Batebi’s story is not unique. Hundreds of protesting students were arrested in the summer of 1999, and often brutally abused. At least three died. The fates of others are unknown.

This is relevant because liberals inside and outside Iran greeted Mohammad Khatami’s 1997 election with great enthusiasm. He was expected to usher in a new period of moderation and openness in Iran. He was a reformer who called for a “dialogue among civilizations,” between Islamic and Judeo-Christian societies.

But innocent protesters were murdered on his watch, and Ahmad Batebi was sentenced to death for showing the world his comrade’s blood.

Khatami does not deserve total blame. The Iranian president is not the most powerful man in the country. That title belongs to Supreme Leader Ayatollah Ali Khamenei. And there are other pillars that make up Iran’s power structure, notably the ever more influential Revolutionary Guards.

But now a new reformer, Hassan Rohani, has unexpectedly and overwhelmingly won Iran’s 2013 election, and the response to his win is similar to that which followed Khatami’s victory 16 years ago. Many young Iranians are joyful. Western leaders are cautiously optimistic.

Caution is justified. It would be solely based on a sober analysis of human rights under Iran’s last reformist president. But Rohani was also personally involved in the 1999 crackdown. As the Wall Street Journal’s Sohrab Ahmari recalls, Rohani was president of Iran’s Supreme National Security Council at the time, and he was quite enthusiastic about bashing in the heads of uppity students.
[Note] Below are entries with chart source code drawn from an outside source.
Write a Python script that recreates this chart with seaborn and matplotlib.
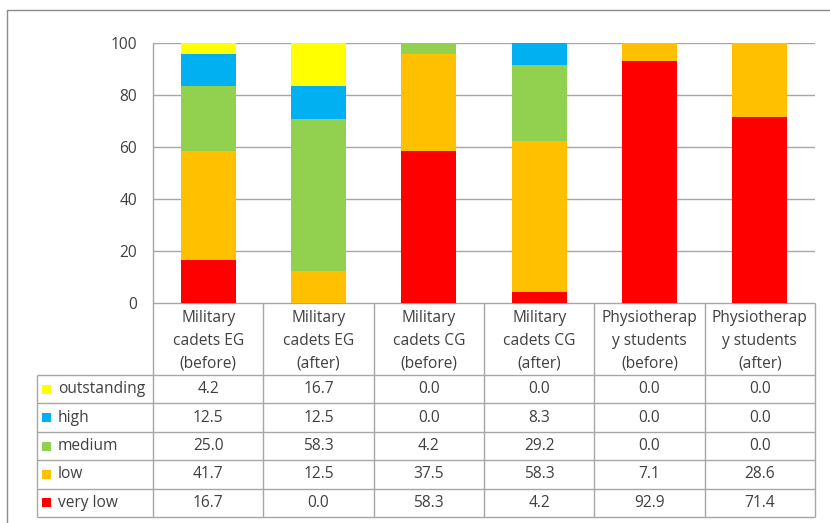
import matplotlib
matplotlib.use("Agg")
import matplotlib.pyplot as plt
import seaborn as sns
import numpy as np
import pandas as pd

groups = ["Military\ncadets EG\n(before)", "Military\ncadets EG\n(after)",
          "Military\ncadets CG\n(before)", "Military\ncadets CG\n(after)",
          "Physiotherap\ny students\n(before)", "Physiotherap\ny students\n(after)"]
levels = ["outstanding", "high", "medium", "low", "very low"]
outstanding = [4.2, 16.7, 0.0, 0.0, 0.0, 0.0]
high = [12.5, 12.5, 0.0, 8.3, 0.0, 0.0]
medium = [25.0, 58.3, 4.2, 29.2, 0.0, 0.0]
low = [41.7, 12.5, 37.5, 58.3, 7.1, 28.6]
very_low = [16.7, 0.0, 58.3, 4.2, 92.9, 71.4]
colors = ["#FFFF00", "#00B0F0", "#92D050", "#FFC000", "#FF0000"]
yticks = [0, 20, 40, 60, 80, 100]

series = [outstanding, high, medium, low, very_low]

sns.set_theme(style="white")
plt.rcParams['font.family'] = ['Open Sans', 'DejaVu Sans']
FS = 11.2
TXT = "#404040"
GRID = "#A6A6A6"

W, H = 830, 523
fig = plt.figure(figsize=(W / 100, H / 100), dpi=100)

# overlay axes in pixel coordinates for table and border
axt = fig.add_axes([0, 0, 1, 1])
axt.set_xlim(0, W)
axt.set_ylim(H, 0)
axt.axis("off")
axt.patch.set_alpha(0)

X0, X1, YTOP, YBOT = 153, 815, 43, 303
ax = fig.add_axes([X0 / W, 1 - YBOT / H, (X1 - X0) / W, (YBOT - YTOP) / H])
ax.patch.set_alpha(0)

# stacked bars: draw cumulative totals, top layer first
cum = np.zeros(len(groups))
cums = {}
for i in range(len(levels) - 1, -1, -1):  # very low at bottom
    cum = cum + np.array(series[i])
    cums[i] = cum.copy()
for i in range(len(levels)):  # outstanding (highest cumulative) first
    d = pd.DataFrame({"group": groups, "value": cums[i]})
    sns.barplot(data=d, x="group", y="value", color=colors[i], width=0.5,
                saturation=1, ax=ax, zorder=3, edgecolor="none", linewidth=0)

ax.set_ylim(0, 100)
ax.set_xlim(-0.5, len(groups) - 0.5)
ax.set_yticks(yticks)
ax.set_yticklabels([str(t) for t in yticks], fontsize=FS, color=TXT)
ax.set_xticks([])
ax.set_xlabel("")
ax.set_ylabel("")
for t in yticks[1:]:
    ax.axhline(t, color=GRID, lw=1, zorder=1)
for s in ["top", "right", "bottom"]:
    ax.spines[s].set_visible(False)
ax.spines["left"].set_color(GRID)
ax.spines["left"].set_linewidth(1)
ax.tick_params(axis="y", length=0, pad=11.5, left=False)

# data table
n = len(groups)
colw = (X1 - X0) / n
hdr_bot = 375
row_h = (517 - hdr_bot) / len(levels)
LX = 37
lines_kw = dict(color=GRID, lw=1, solid_capstyle="butt")
axt.plot([X0, X1], [YBOT, YBOT], **lines_kw)
for r in range(len(levels) + 1):
    y = hdr_bot + r * row_h
    axt.plot([LX, X1], [y, y], **lines_kw)
axt.plot([LX, LX], [hdr_bot, 517], **lines_kw)
for c in range(n + 1):
    x = X0 + c * colw
    axt.plot([x, x], [YBOT, 517], **lines_kw)
for c, g in enumerate(groups):
    axt.text(X0 + (c + 0.5) * colw, (YBOT + hdr_bot) / 2 + 2, g, ha="center", va="center",
             fontsize=FS, color=TXT, linespacing=1.55)
for r, lev in enumerate(levels):
    yc = hdr_bot + (r + 0.5) * row_h
    axt.add_patch(plt.Rectangle((42, yc - 4.5), 9, 9, color=colors[r], lw=0))
    axt.text(58, yc, lev, ha="left", va="center", fontsize=FS, color=TXT)
    for c in range(n):
        axt.text(X0 + (c + 0.5) * colw, yc, f"{series[r][c]:.1f}", ha="center", va="center",
                 fontsize=FS, color=TXT)

# outer chart border
axt.plot([7, 7], [10, H], color="#8C8C8C", lw=1)
axt.plot([7, W], [10, 10], color="#8C8C8C", lw=1)

fig.savefig("out.png", dpi=100)
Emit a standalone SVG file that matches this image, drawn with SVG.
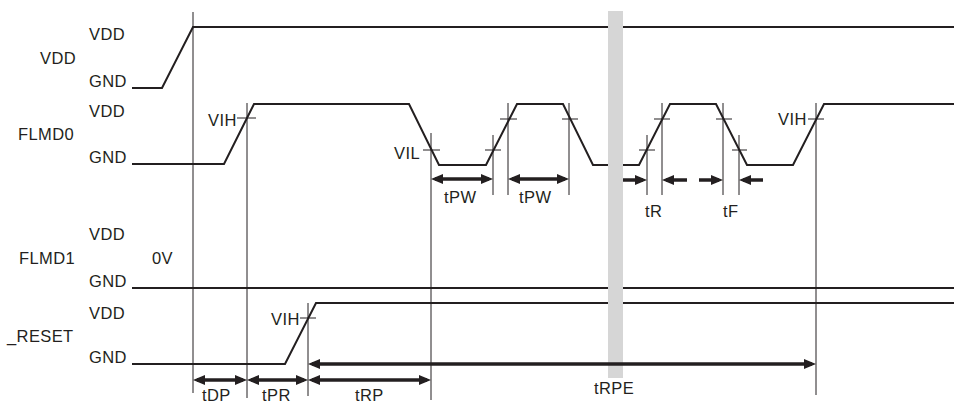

“At dusk yesterday we received a decisive revolutionary order to crush mercilessly and monumentally any move of these opportunist elements wherever it may occur,” he told a pro-regime rally in July.

“From today our people shall witness how in the arena our law enforcement force … shall deal with these opportunists and riotous elements, if they simply dare to show their faces.”

It says much about the sad state of Iranian politics that Rohani was probably the best candidate on offer — after the unelected gatekeepers on Iran’s Guardian Council had narrowed the list of potential candidates to a handful of men they could live with.

Things could be worse. But unless Rohani, at the age of 64, demonstrates he has radically changed, that’s about the most that can be said about Iran’s election results.